-- START Source material --
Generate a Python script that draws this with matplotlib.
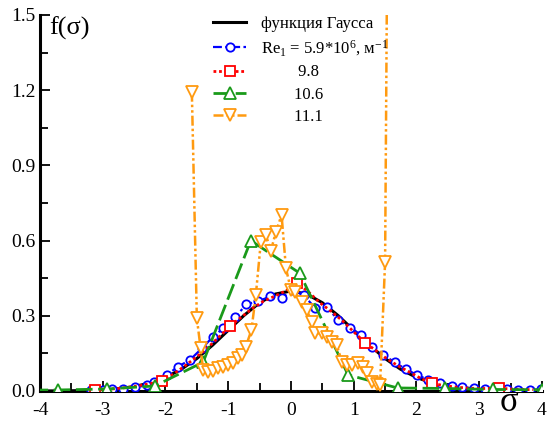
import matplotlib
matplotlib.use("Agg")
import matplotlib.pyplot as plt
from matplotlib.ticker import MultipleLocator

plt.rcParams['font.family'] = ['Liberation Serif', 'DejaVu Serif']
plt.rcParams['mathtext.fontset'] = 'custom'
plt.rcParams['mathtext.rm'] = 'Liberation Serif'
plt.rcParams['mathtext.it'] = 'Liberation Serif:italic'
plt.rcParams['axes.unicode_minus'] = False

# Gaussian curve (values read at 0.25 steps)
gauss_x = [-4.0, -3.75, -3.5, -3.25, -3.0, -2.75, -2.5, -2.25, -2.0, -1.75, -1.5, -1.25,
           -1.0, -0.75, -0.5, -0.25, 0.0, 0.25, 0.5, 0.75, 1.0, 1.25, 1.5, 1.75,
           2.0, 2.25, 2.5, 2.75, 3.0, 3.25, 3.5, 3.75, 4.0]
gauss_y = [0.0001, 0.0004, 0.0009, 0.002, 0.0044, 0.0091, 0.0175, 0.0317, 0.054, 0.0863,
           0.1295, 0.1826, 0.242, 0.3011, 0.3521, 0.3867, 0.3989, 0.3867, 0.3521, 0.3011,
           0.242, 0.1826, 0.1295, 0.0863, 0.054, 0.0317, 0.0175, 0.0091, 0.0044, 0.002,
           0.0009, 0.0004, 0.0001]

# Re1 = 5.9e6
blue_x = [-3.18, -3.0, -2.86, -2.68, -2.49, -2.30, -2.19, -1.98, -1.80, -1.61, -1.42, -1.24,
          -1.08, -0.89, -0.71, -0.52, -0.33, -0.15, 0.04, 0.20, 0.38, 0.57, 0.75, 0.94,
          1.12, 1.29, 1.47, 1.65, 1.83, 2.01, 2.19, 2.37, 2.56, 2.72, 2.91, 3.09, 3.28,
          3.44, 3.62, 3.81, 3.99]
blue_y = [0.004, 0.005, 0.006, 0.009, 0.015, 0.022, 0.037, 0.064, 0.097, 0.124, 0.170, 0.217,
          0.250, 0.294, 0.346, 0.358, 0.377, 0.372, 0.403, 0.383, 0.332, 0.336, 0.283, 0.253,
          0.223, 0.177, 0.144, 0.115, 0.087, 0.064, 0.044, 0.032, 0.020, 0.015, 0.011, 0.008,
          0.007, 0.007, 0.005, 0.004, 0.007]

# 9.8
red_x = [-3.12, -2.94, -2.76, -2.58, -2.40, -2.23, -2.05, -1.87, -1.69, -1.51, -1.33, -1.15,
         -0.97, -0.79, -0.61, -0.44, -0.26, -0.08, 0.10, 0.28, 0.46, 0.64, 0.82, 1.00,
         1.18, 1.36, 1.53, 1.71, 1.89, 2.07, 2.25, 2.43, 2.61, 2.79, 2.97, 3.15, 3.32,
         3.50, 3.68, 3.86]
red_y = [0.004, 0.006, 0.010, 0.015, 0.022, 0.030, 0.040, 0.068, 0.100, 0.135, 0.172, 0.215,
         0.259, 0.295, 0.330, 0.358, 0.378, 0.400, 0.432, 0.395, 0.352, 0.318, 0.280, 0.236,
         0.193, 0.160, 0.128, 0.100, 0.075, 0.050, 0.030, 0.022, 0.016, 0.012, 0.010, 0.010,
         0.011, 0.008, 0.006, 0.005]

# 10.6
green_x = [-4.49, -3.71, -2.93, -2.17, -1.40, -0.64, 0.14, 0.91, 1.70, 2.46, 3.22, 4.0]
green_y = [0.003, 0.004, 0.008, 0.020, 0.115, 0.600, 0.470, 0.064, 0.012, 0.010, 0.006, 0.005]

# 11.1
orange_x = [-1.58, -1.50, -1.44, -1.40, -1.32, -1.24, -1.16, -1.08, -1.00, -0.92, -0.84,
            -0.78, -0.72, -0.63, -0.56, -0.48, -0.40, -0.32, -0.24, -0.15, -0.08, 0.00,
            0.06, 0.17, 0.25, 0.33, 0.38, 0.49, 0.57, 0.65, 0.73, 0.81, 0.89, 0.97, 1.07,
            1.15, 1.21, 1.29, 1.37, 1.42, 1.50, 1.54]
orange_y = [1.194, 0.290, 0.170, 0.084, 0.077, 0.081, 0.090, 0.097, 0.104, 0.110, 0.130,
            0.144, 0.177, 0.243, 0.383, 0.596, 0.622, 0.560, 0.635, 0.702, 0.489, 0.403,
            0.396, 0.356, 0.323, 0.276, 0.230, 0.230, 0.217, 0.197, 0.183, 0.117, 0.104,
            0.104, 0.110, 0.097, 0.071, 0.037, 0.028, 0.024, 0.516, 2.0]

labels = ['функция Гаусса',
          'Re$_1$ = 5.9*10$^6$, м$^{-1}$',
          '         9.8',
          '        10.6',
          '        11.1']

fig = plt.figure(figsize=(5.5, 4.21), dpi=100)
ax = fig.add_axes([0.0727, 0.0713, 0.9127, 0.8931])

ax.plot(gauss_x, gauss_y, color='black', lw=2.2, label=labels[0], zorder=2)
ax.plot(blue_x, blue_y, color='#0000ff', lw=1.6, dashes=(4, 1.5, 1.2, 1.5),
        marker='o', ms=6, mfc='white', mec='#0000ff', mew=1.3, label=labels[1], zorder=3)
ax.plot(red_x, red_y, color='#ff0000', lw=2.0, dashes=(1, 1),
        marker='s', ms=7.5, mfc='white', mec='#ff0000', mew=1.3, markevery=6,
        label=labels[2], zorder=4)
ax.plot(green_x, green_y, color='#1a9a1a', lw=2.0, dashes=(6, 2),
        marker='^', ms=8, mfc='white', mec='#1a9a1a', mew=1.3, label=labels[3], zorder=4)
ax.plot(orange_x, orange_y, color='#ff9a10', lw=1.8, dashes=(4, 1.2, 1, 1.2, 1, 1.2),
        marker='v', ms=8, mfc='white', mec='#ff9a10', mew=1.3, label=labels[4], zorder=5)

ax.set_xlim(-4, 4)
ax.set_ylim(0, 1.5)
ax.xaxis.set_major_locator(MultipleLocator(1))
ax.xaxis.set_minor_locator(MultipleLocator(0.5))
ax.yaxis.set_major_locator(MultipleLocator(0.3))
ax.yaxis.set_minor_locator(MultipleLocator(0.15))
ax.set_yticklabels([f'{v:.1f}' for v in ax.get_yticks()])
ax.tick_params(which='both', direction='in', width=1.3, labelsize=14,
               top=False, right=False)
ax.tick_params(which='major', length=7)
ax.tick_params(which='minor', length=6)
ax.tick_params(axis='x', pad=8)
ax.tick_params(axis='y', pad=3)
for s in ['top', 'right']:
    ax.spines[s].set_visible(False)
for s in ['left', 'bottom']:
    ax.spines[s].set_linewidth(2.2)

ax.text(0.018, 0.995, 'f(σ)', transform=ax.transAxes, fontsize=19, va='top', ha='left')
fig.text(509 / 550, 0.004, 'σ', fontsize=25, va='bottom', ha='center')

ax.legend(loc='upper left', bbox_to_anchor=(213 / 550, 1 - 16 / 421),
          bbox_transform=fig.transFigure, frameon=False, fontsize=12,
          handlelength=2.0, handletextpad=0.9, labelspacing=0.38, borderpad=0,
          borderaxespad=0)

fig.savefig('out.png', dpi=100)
-- END Source material --
▶ **Task goal**: Everything from the first line of the listing above through the line that contains "plt.rcParams['axes.unicode_minus'] = False" is to be restated word for word, minus the pictures.

▶ **Written response**:
Generate a Python script that draws this with matplotlib.
import matplotlib
matplotlib.use("Agg")
import matplotlib.pyplot as plt
from matplotlib.ticker import MultipleLocator

plt.rcParams['font.family'] = ['Liberation Serif', 'DejaVu Serif']
plt.rcParams['mathtext.fontset'] = 'custom'
plt.rcParams['mathtext.rm'] = 'Liberation Serif'
plt.rcParams['mathtext.it'] = 'Liberation Serif:italic'
plt.rcParams['axes.unicode_minus'] = False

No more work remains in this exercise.